The odds may not favor Hobgood, “but I think he knows that and he’s preparing himself in case it doesn’t happen,” Harlow said.
“He goes to one of the performance locations in Scottsdale a couple times a week and we work out two or three times a week. He’s diligent in his work. It just depends what happens in a tryout. Mechanics right now are pretty good. Again, he hasn’t faced any live pitching, so that’s what I’m concerned about before he goes into a tryout situation. We’ll see.”
As a high-profile pitcher who didn’t pan out, Hobgood took plenty of hits from fans criticizing his lack of success and his conditioning. Some of it was ugly.
I’ll just say this: Hobgood lost his father to colon cancer when he was only 14. He’s a husband and father of two, his daughter arriving in July. He’s deeply religious and unabashedly polite. He’s got a good heart. And he’s more upset than anyone else that it didn’t work out with the Orioles.
I’ll root for him to succeed in life, in or out of baseball.
* The Orioles are continuing the interview process as they seek to hire a new pitching coach next week, and one candidate from outside the organization is Cardinals minor league pitching coordinator Tim Leveque.
Sources confirmed the Orioles’ interest in Leveque, who’s held his current job with the Cardinals since November 2013. However, he isn’t regarded as a frontrunner to replace Dave Wallace in Baltimore.
He’s just in the mix.
Leveque, who turns 37 next month, served as the Cardinals’ mechanics analyst/minor league rehab coordinator in 2013 before his promotion to his current role.
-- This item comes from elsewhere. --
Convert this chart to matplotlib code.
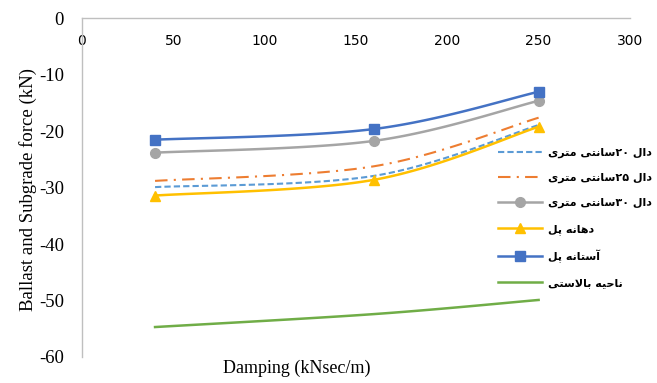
import numpy as np
import matplotlib
matplotlib.use("Agg")
import matplotlib.pyplot as plt

# ---------------- data ----------------
damping = [40, 160, 250]
slab20 = [-29.9, -27.9, -18.9]
slab25 = [-28.8, -26.2, -17.6]
slab30 = [-23.8, -21.7, -14.6]
bridge_span = [-31.4, -28.6, -19.2]
abutment = [-21.5, -19.6, -13.0]
ballast = [-54.7, -52.4, -49.9]

labels = ["دال ۲۰سانتی متری", "دال ۲۵سانتی متری", "دال ۳۰سانتی متری",
          "دهانه پل", "آستانه پل", "ناحیه بالاستی"]
xticks = [0, 50, 100, 150, 200, 250, 300]
yticks = [0, -10, -20, -30, -40, -50, -60]

# ------------- simple Arabic/Persian shaping for display -------------
FORMS = {  # isolated, final, initial, medial
    'ا': ('\uFE8D', '\uFE8E', None, None),
    'آ': ('\uFE81', '\uFE82', None, None),
    'ب': ('\uFE8F', '\uFE90', '\uFE91', '\uFE92'),
    'پ': ('\uFB56', '\uFB57', '\uFB58', '\uFB59'),
    'ت': ('\uFE95', '\uFE96', '\uFE97', '\uFE98'),
    'ح': ('\uFEA1', '\uFEA2', '\uFEA3', '\uFEA4'),
    'د': ('\uFEA9', '\uFEAA', None, None),
    'ر': ('\uFEAD', '\uFEAE', None, None),
    'س': ('\uFEB1', '\uFEB2', '\uFEB3', '\uFEB4'),
    'ل': ('\uFEDD', '\uFEDE', '\uFEDF', '\uFEE0'),
    'م': ('\uFEE1', '\uFEE2', '\uFEE3', '\uFEE4'),
    'ن': ('\uFEE5', '\uFEE6', '\uFEE7', '\uFEE8'),
    'ه': ('\uFEE9', '\uFEEA', '\uFEEB', '\uFEEC'),
    'ی': ('\uFBFC', '\uFBFD', '\uFBFE', '\uFBFF'),
}
LAMALEF = {'ا': ('\uFEFB', '\uFEFC'), 'آ': ('\uFEF5', '\uFEF6')}


def joins_left(ch):
    return ch in FORMS and FORMS[ch][2] is not None


def shape(text):
    chars = list(text)
    out = []
    i = 0
    n = len(chars)
    while i < n:
        c = chars[i]
        prev = chars[i - 1] if i > 0 else None
        prev_joins = prev is not None and joins_left(prev)
        if c == 'ل' and i + 1 < n and chars[i + 1] in LAMALEF:
            iso, fin = LAMALEF[chars[i + 1]]
            out.append(fin if prev_joins else iso)
            i += 2
            continue
        if c in FORMS:
            nxt = chars[i + 1] if i + 1 < n else None
            next_joins = nxt is not None and nxt in FORMS and joins_left(c)
            iso, fin, ini, med = FORMS[c]
            if prev_joins and next_joins:
                out.append(med)
            elif prev_joins:
                out.append(fin)
            elif next_joins:
                out.append(ini)
            else:
                out.append(iso)
        else:
            out.append(c)
        i += 1
    # visual order: reverse, but keep digit runs LTR
    runs = []
    for ch in out:
        isdig = '\u06F0' <= ch <= '\u06F9' or ch.isdigit()
        if runs and runs[-1][0] and isdig:
            runs[-1][1].append(ch)
        else:
            runs.append((isdig, [ch]))
    return ''.join(''.join(r[1]) for r in reversed(runs))


# ------------- Excel-like smoothing -------------
def smooth(xs, ys, xr, yr, npts=40):
    P = np.column_stack([np.asarray(xs, float) / xr, np.asarray(ys, float) / yr])
    ext = np.vstack([P[0], P, P[-1]])
    sx, sy = [], []
    t = np.linspace(0, 1, npts)
    for k in range(len(P) - 1):
        p0, p3 = ext[k + 1], ext[k + 2]
        c1 = p0 + (ext[k + 2] - ext[k]) / 6.0
        c2 = p3 - (ext[k + 3] - ext[k + 1]) / 6.0
        B = ((1 - t) ** 3)[:, None] * p0 + (3 * (1 - t) ** 2 * t)[:, None] * c1 \
            + (3 * (1 - t) * t ** 2)[:, None] * c2 + (t ** 3)[:, None] * p3
        sx.extend(B[:, 0] * xr)
        sy.extend(B[:, 1] * yr)
    return np.array(sx), np.array(sy)


plt.rcParams['axes.unicode_minus'] = False
fig = plt.figure(figsize=(6.57, 3.83), dpi=100)
ax = fig.add_axes([0.1248, 0.068, 0.834, 0.884])

series = [
    (slab20, dict(color='#5B9BD5', ls=(0, (3, 1.5)), lw=1.5), None),
    (slab25, dict(color='#ED7D31', ls=(0, (6, 3, 1, 3)), lw=1.5), None),
    (slab30, dict(color='#A5A5A5', ls='-', lw=1.8), 'o'),
    (bridge_span, dict(color='#FFC000', ls='-', lw=1.8), '^'),
    (abutment, dict(color='#4472C4', ls='-', lw=1.8), 's'),
    (ballast, dict(color='#70AD47', ls='-', lw=1.8), None),
]

handles = []
for (vals, style, mk), lab in zip(series, labels):
    sx, sy = smooth(damping, vals, 300, 60)
    ax.plot(sx, sy, **style)
    if mk:
        ax.plot(damping, vals, ls='none', marker=mk, color=style['color'], ms=7)
    h, = ax.plot([], [], marker=mk if mk else None, ms=7, label=shape(lab), **style)
    handles.append(h)

ax.set_xlim(0, 300)
ax.set_ylim(-60, 0)
ax.set_xticks(xticks)
ax.set_yticks(yticks)

serif = 'Liberation Serif'
for lbl in ax.get_xticklabels() + ax.get_yticklabels():
    lbl.set_fontfamily(serif)
    lbl.set_fontsize(13.5)

ax.spines['top'].set_visible(False)
ax.spines['right'].set_visible(False)
ax.spines['bottom'].set_position(('data', 0))
for s in ('bottom', 'left'):
    ax.spines[s].set_color('#BFBFBF')
    ax.spines[s].set_linewidth(1.0)
ax.tick_params(axis='x', length=0, pad=11)
ax.tick_params(axis='y', length=0, pad=13)

fig.text(0.042, 0.505, 'Ballast and Subgrade force (kN)', rotation=90,
         ha='center', va='center', family=serif, fontsize=13.5)
fig.text(0.451, 0.038, 'Damping (kNsec/m)', ha='center', va='center',
         family=serif, fontsize=13)

leg = ax.legend(handles=handles, loc='upper left', bbox_to_anchor=(0.752, 0.632),
                frameon=False, handlelength=3.9, handletextpad=0.6,
                labelspacing=1.36, borderaxespad=0,
                prop={'family': ['DejaVu Sans'], 'size': 8, 'weight': 'bold'})

fig.savefig('out.png', dpi=100)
He was pitching coach with the Gulf Coast League Cardinals in 2012, Single-A Quad Cities in 2010-2011, short-season Single-A Batavia in 2009 and rookie-league Johnson City in 2008.
The Tigers selected Leveque in the 29th round of the 1999 draft, but he opted for a scholarship at the University of Michigan.
Double-A Bowie pitching coach Alan Mills interviewed on Thursday. The Orioles also have interest in former Braves pitching coach Roger McDowell.